CODA: I should note, I also brought two more things that I didn't get to work on: I had my scrappy "Magic Cube" Shoo-Fly blocks to also use for leader/enders.
Had I got to do more sewing they might have gotten worked on but the good news is that needing to work on the two QOVs at home now (and on deadline) means they will get done now!
The second thing was that during the Decemeber Accuquilt sales, I had lucked up on getting two of the June Tailor "quilt-as-you-go" kits to make covers for the Accuquilt Go! machine.
I got one for my MIL and one for myself and had gotten the fabric bundle of the Accuquilt fabrics. We split the eight fabrics in it between us (she took the light/white/blue fabrics and I took the lime green and orange fabrics). We both had to add two additional fabrics to our sets because the kit requires having six fat quarters to make the cover.
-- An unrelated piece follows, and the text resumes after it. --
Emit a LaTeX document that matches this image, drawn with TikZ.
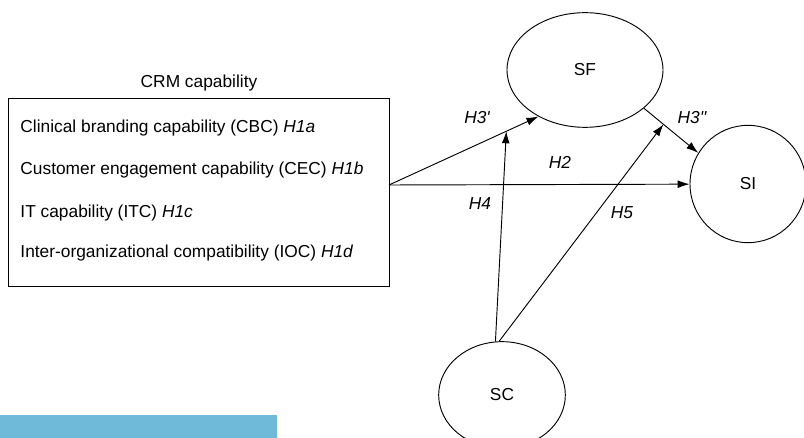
\documentclass[tikz,border=0pt]{standalone}
\usepackage{fontspec}
\setmainfont{Liberation Sans}
\usetikzlibrary{arrows.meta,shapes.geometric,calc}
\definecolor{barblue}{HTML}{6FB9D9}
\begin{document}
\begin{tikzpicture}[x=0.75pt,y=-0.75pt,line width=0.7pt,
    every node/.style={font=\fontsize{13}{15}\selectfont},
    hyp/.style={font=\fontsize{13}{15}\selectfont\itshape},
    item/.style={anchor=west,inner sep=0pt},
    construct/.style={draw,ellipse,inner sep=0pt}]
  \useasboundingbox (0,0) rectangle (804,438);
  \fill[barblue] (0,415) rectangle (277,438);
  \draw
    (199,83) node (title){CRM capability}
    (198.5,192) node[draw,minimum width=285.75pt,minimum height=141pt,inner sep=0pt] (crm){}
    (20,128) node[item] (cbc){Clinical branding capability (CBC) \textit{H1a}}
    (20,170) node[item] (cec){Customer engagement capability (CEC) \textit{H1b}}
    (20,213) node[item] (itc){IT capability (ITC) \textit{H1c}}
    (20,253) node[item] (ioc){Inter-organizational compatibility (IOC) \textit{H1d}}
    (585,70) node[construct,minimum width=117pt,minimum height=86pt] (sf){SF}
    (748,184) node[construct,minimum width=87pt,minimum height=88pt] (si){SI}
    (502,395) node[construct,minimum width=95pt,minimum height=80pt] (sc){SC};
  \coordinate (out) at (389,185);
  \coordinate (h4end) at ($(out)!0.785!(sf.225)$);
  \path (sf.-33) -- (si.148) coordinate[pos=0.36] (h5end);
  \begin{scope}[-{Latex[length=9pt,width=6pt]}]
    \draw (out) to (sf.225);
    \draw (out) to (si);
    \draw (sf.-33) to (si.148);
    \draw (sc.97) to (h4end);
    \draw (sc.93) to (h5end);
  \end{scope}
  \draw
    (477,118) node[hyp] (h3a){H3\textquotesingle}
    (692,118) node[hyp] (h3b){H3\textquotesingle\textquotesingle}
    (560,162) node[hyp] (h2){H2}
    (480,204) node[hyp] (h4){H4}
    (622,213) node[hyp] (h5){H5};
\end{tikzpicture}
\end{document}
I added the white and grey and the turquoise prints at the top to fill out mine. Both of us also made some cuts at the Accuquilt booth "make & take" station at Quilt Con that we hope to add to our covers. So that too is another project for future sewing or the Fall trip back!
So a lot attempted but definitely not as many things finished up as hoped. Our next visit in September will be quieter as the annual NC Shop Hop dates have been changed to April/May so we won't have that to participate in. We will be coming in time for the guild meeting that month. If DH and I come down on the Friday before as we did this time, it will lessen the impact on the rest of the time spent there. And thus ends the maximalist-mini retreat report!